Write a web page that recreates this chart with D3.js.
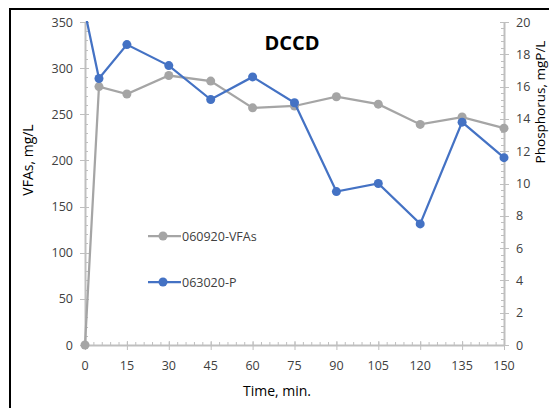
<!doctype html>
<html>
<head>
    <style>
        body { margin: 0; background: #fff; }
        text { font-family: 'Open Sans', 'Noto Sans', sans-serif; }
    </style>
    <script src="https://d3js.org/d3.v7.min.js"></script>
</head>
<body>
    <script>
        // data
        var times = [0, 5, 15, 30, 45, 60, 75, 90, 105, 120, 135, 150];
        var vfas = [0, 280, 272, 292, 286, 257, 259, 269, 261, 239, 247, 235];
        var phos = [20.6, 16.5, 18.6, 17.3, 15.2, 16.6, 15.0, 9.5, 10.0, 7.5, 13.8, 11.6];
        var xTicks = [0, 15, 30, 45, 60, 75, 90, 105, 120, 135, 150];
        var leftTicks = [0, 50, 100, 150, 200, 250, 300, 350];
        var rightTicks = [0, 2, 4, 6, 8, 10, 12, 14, 16, 18, 20];
        var seriesNames = ["060920-VFAs", "063020-P"];

        var W = 549, H = 408;
        var svg = d3.select("body").append("svg").attr("width", W).attr("height", H);

        // frame (only top and left edges are visible in the picture)
        svg.append("line").attr("x1", 10).attr("x2", W).attr("y1", 9).attr("y2", 9)
            .attr("stroke", "#000").attr("stroke-width", 2);
        svg.append("line").attr("x1", 10).attr("x2", 10).attr("y1", 8).attr("y2", H)
            .attr("stroke", "#000").attr("stroke-width", 2);

        var x = d3.scaleLinear().domain([0, 150]).range([85, 504]);
        var yL = d3.scaleLinear().domain([0, 350]).range([345, 22]);
        var yR = d3.scaleLinear().domain([0, 20]).range([345, 22]);

        var axisColor = "#bfbfbf", labelColor = "#404040";

        // minor ticks (inside the plot)
        var g = svg.append("g").attr("stroke", axisColor).attr("stroke-width", 1);
        d3.range(0, 151, 3).forEach(function(v) {
            g.append("line").attr("x1", x(v) + 0.5).attr("x2", x(v) + 0.5).attr("y1", 345).attr("y2", 342);
        });
        d3.range(0, 351, 10).forEach(function(v) {
            g.append("line").attr("x1", 85).attr("x2", 88).attr("y1", Math.round(yL(v)) + 0.5).attr("y2", Math.round(yL(v)) + 0.5);
        });
        d3.range(0, 20.01, 0.4).forEach(function(v) {
            g.append("line").attr("x1", 501).attr("x2", 504).attr("y1", Math.round(yR(v)) + 0.5).attr("y2", Math.round(yR(v)) + 0.5);
        });

        // major ticks (cross the axis)
        xTicks.forEach(function(v) {
            g.append("line").attr("x1", x(v) + 0.5).attr("x2", x(v) + 0.5).attr("y1", 341).attr("y2", 350);
        });
        leftTicks.forEach(function(v) {
            g.append("line").attr("x1", 80).attr("x2", 89).attr("y1", Math.round(yL(v)) + 0.5).attr("y2", Math.round(yL(v)) + 0.5);
        });
        rightTicks.forEach(function(v) {
            g.append("line").attr("x1", 500).attr("x2", 509).attr("y1", Math.round(yR(v)) + 0.5).attr("y2", Math.round(yR(v)) + 0.5);
        });

        // axis lines
        g.append("line").attr("x1", 85).attr("x2", 504).attr("y1", 345.5).attr("y2", 345.5).attr("stroke-width", 2);
        g.append("line").attr("x1", 85.5).attr("x2", 85.5).attr("y1", 22).attr("y2", 345).attr("stroke-width", 2);
        g.append("line").attr("x1", 504.5).attr("x2", 504.5).attr("y1", 22).attr("y2", 345).attr("stroke-width", 2);

        // tick labels
        svg.selectAll(".xl").data(xTicks).enter().append("text")
            .attr("x", function(d) { return x(d); }).attr("y", 370)
            .attr("text-anchor", "middle").attr("font-size", 12.5).attr("fill", labelColor)
            .text(function(d) { return d; });
        svg.selectAll(".yl").data(leftTicks).enter().append("text")
            .attr("x", 73).attr("y", function(d) { return yL(d) + 4.5; })
            .attr("text-anchor", "end").attr("font-size", 12.5).attr("fill", labelColor)
            .text(function(d) { return d; });
        svg.selectAll(".yr").data(rightTicks).enter().append("text")
            .attr("x", 516).attr("y", function(d) { return yR(d) + 4.5; })
            .attr("text-anchor", "start").attr("font-size", 12.5).attr("fill", labelColor)
            .text(function(d) { return d; });

        // axis titles
        svg.append("text").attr("transform", "translate(33,160) rotate(-90)")
            .attr("text-anchor", "middle").attr("font-size", 14).attr("fill", "#000")
            .text("VFAs, mg/L");
        svg.append("text").attr("transform", "translate(545,102) rotate(-90)")
            .attr("text-anchor", "middle").attr("font-size", 13.5).attr("fill", "#000")
            .text("Phosphorus, mgP/L");
        svg.append("text").attr("x", 277).attr("y", 396)
            .attr("text-anchor", "middle").attr("font-size", 14).attr("fill", "#000")
            .text("Time, min.");
        svg.append("text").attr("x", 292).attr("y", 50)
            .attr("text-anchor", "middle").attr("font-size", 20).attr("font-weight", "bold").attr("fill", "#000")
            .text("DCCD");

        // clip to plot area
        svg.append("clipPath").attr("id", "plot")
            .append("rect").attr("x", 70).attr("y", 21).attr("width", 450).attr("height", 340);

        var series = [
            { vals: vfas, y: yL, color: "#a5a5a5" },
            { vals: phos, y: yR, color: "#4472c4" }
        ];
        var plot = svg.append("g").attr("clip-path", "url(#plot)");
        series.forEach(function(s) {
            var line = d3.line().x(function(d, i) { return x(times[i]); }).y(function(d) { return s.y(d); });
            plot.append("path").datum(s.vals).attr("d", line)
                .attr("fill", "none").attr("stroke", s.color).attr("stroke-width", 2.25);
            plot.selectAll(null).data(s.vals).enter().append("circle")
                .attr("cx", function(d, i) { return x(times[i]); })
                .attr("cy", function(d) { return s.y(d); })
                .attr("r", 4.5).attr("fill", s.color);
        });

        // legend
        var legY = [236, 282];
        series.forEach(function(s, i) {
            svg.append("line").attr("x1", 148).attr("x2", 181).attr("y1", legY[i]).attr("y2", legY[i])
                .attr("stroke", s.color).attr("stroke-width", 2.25);
            svg.append("circle").attr("cx", 163).attr("cy", legY[i]).attr("r", 4.5).attr("fill", s.color);
            svg.append("text").attr("x", 182).attr("y", legY[i] + 4.5)
                .attr("font-size", 12.5).attr("fill", labelColor).text(seriesNames[i]);
        });
    </script>
</body>
</html>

▸ WHAT TO WORK ON:
Leave the images out, please, and restate each line word for word.

▸ REPLY TO THE EXERCISE:
Write a web page that recreates this chart with D3.js.
<!doctype html>
<html>
<head>
    <style>
        body { margin: 0; background: #fff; }
        text { font-family: 'Open Sans', 'Noto Sans', sans-serif; }
    </style>
    <script src="https://d3js.org/d3.v7.min.js"></script>
</head>
<body>
    <script>
        // data
        var times = [0, 5, 15, 30, 45, 60, 75, 90, 105, 120, 135, 150];
        var vfas = [0, 280, 272, 292, 286, 257, 259, 269, 261, 239, 247, 235];
        var phos = [20.6, 16.5, 18.6, 17.3, 15.2, 16.6, 15.0, 9.5, 10.0, 7.5, 13.8, 11.6];
        var xTicks = [0, 15, 30, 45, 60, 75, 90, 105, 120, 135, 150];
        var leftTicks = [0, 50, 100, 150, 200, 250, 300, 350];
        var rightTicks = [0, 2, 4, 6, 8, 10, 12, 14, 16, 18, 20];
        var seriesNames = ["060920-VFAs", "063020-P"];

        var W = 549, H = 408;
        var svg = d3.select("body").append("svg").attr("width", W).attr("height", H);

        // frame (only top and left edges are visible in the picture)
        svg.append("line").attr("x1", 10).attr("x2", W).attr("y1", 9).attr("y2", 9)
            .attr("stroke", "#000").attr("stroke-width", 2);
        svg.append("line").attr("x1", 10).attr("x2", 10).attr("y1", 8).attr("y2", H)
            .attr("stroke", "#000").attr("stroke-width", 2);

        var x = d3.scaleLinear().domain([0, 150]).range([85, 504]);
        var yL = d3.scaleLinear().domain([0, 350]).range([345, 22]);
        var yR = d3.scaleLinear().domain([0, 20]).range([345, 22]);

        var axisColor = "#bfbfbf", labelColor = "#404040";

        // minor ticks (inside the plot)
        var g = svg.append("g").attr("stroke", axisColor).attr("stroke-width", 1);
        d3.range(0, 151, 3).forEach(function(v) {
            g.append("line").attr("x1", x(v) + 0.5).attr("x2", x(v) + 0.5).attr("y1", 345).attr("y2", 342);
        });
        d3.range(0, 351, 10).forEach(function(v) {
            g.append("line").attr("x1", 85).attr("x2", 88).attr("y1", Math.round(yL(v)) + 0.5).attr("y2", Math.round(yL(v)) + 0.5);
        });
        d3.range(0, 20.01, 0.4).forEach(function(v) {
            g.append("line").attr("x1", 501).attr("x2", 504).attr("y1", Math.round(yR(v)) + 0.5).attr("y2", Math.round(yR(v)) + 0.5);
        });

        // major ticks (cross the axis)
        xTicks.forEach(function(v) {
            g.append("line").attr("x1", x(v) + 0.5).attr("x2", x(v) + 0.5).attr("y1", 341).attr("y2", 350);
        });
        leftTicks.forEach(function(v) {
            g.append("line").attr("x1", 80).attr("x2", 89).attr("y1", Math.round(yL(v)) + 0.5).attr("y2", Math.round(yL(v)) + 0.5);
        });
        rightTicks.forEach(function(v) {
            g.append("line").attr("x1", 500).attr("x2", 509).attr("y1", Math.round(yR(v)) + 0.5).attr("y2", Math.round(yR(v)) + 0.5);
        });

        // axis lines
        g.append("line").attr("x1", 85).attr("x2", 504).attr("y1", 345.5).attr("y2", 345.5).attr("stroke-width", 2);
        g.append("line").attr("x1", 85.5).attr("x2", 85.5).attr("y1", 22).attr("y2", 345).attr("stroke-width", 2);
        g.append("line").attr("x1", 504.5).attr("x2", 504.5).attr("y1", 22).attr("y2", 345).attr("stroke-width", 2);

        // tick labels
        svg.selectAll(".xl").data(xTicks).enter().append("text")
            .attr("x", function(d) { return x(d); }).attr("y", 370)
            .attr("text-anchor", "middle").attr("font-size", 12.5).attr("fill", labelColor)
            .text(function(d) { return d; });
        svg.selectAll(".yl").data(leftTicks).enter().append("text")
            .attr("x", 73).attr("y", function(d) { return yL(d) + 4.5; })
            .attr("text-anchor", "end").attr("font-size", 12.5).attr("fill", labelColor)
            .text(function(d) { return d; });
        svg.selectAll(".yr").data(rightTicks).enter().append("text")
            .attr("x", 516).attr("y", function(d) { return yR(d) + 4.5; })
            .attr("text-anchor", "start").attr("font-size", 12.5).attr("fill", labelColor)
            .text(function(d) { return d; });

        // axis titles
        svg.append("text").attr("transform", "translate(33,160) rotate(-90)")
            .attr("text-anchor", "middle").attr("font-size", 14).attr("fill", "#000")
            .text("VFAs, mg/L");
        svg.append("text").attr("transform", "translate(545,102) rotate(-90)")
            .attr("text-anchor", "middle").attr("font-size", 13.5).attr("fill", "#000")
            .text("Phosphorus, mgP/L");
        svg.append("text").attr("x", 277).attr("y", 396)
            .attr("text-anchor", "middle").attr("font-size", 14).attr("fill", "#000")
            .text("Time, min.");
        svg.append("text").attr("x", 292).attr("y", 50)
            .attr("text-anchor", "middle").attr("font-size", 20).attr("font-weight", "bold").attr("fill", "#000")
            .text("DCCD");

        // clip to plot area
        svg.append("clipPath").attr("id", "plot")
            .append("rect").attr("x", 70).attr("y", 21).attr("width", 450).attr("height", 340);

        var series = [
            { vals: vfas, y: yL, color: "#a5a5a5" },
            { vals: phos, y: yR, color: "#4472c4" }
        ];
        var plot = svg.append("g").attr("clip-path", "url(#plot)");
        series.forEach(function(s) {
            var line = d3.line().x(function(d, i) { return x(times[i]); }).y(function(d) { return s.y(d); });
            plot.append("path").datum(s.vals).attr("d", line)
                .attr("fill", "none").attr("stroke", s.color).attr("stroke-width", 2.25);
            plot.selectAll(null).data(s.vals).enter().append("circle")
                .attr("cx", function(d, i) { return x(times[i]); })
                .attr("cy", function(d) { return s.y(d); })
                .attr("r", 4.5).attr("fill", s.color);
        });

        // legend
        var legY = [236, 282];
        series.forEach(function(s, i) {
            svg.append("line").attr("x1", 148).attr("x2", 181).attr("y1", legY[i]).attr("y2", legY[i])
                .attr("stroke", s.color).attr("stroke-width", 2.25);
            svg.append("circle").attr("cx", 163).attr("cy", legY[i]).attr("r", 4.5).attr("fill", s.color);
            svg.append("text").attr("x", 182).attr("y", legY[i] + 4.5)
                .attr("font-size", 12.5).attr("fill", labelColor).text(seriesNames[i]);
        });
    </script>
</body>
</html>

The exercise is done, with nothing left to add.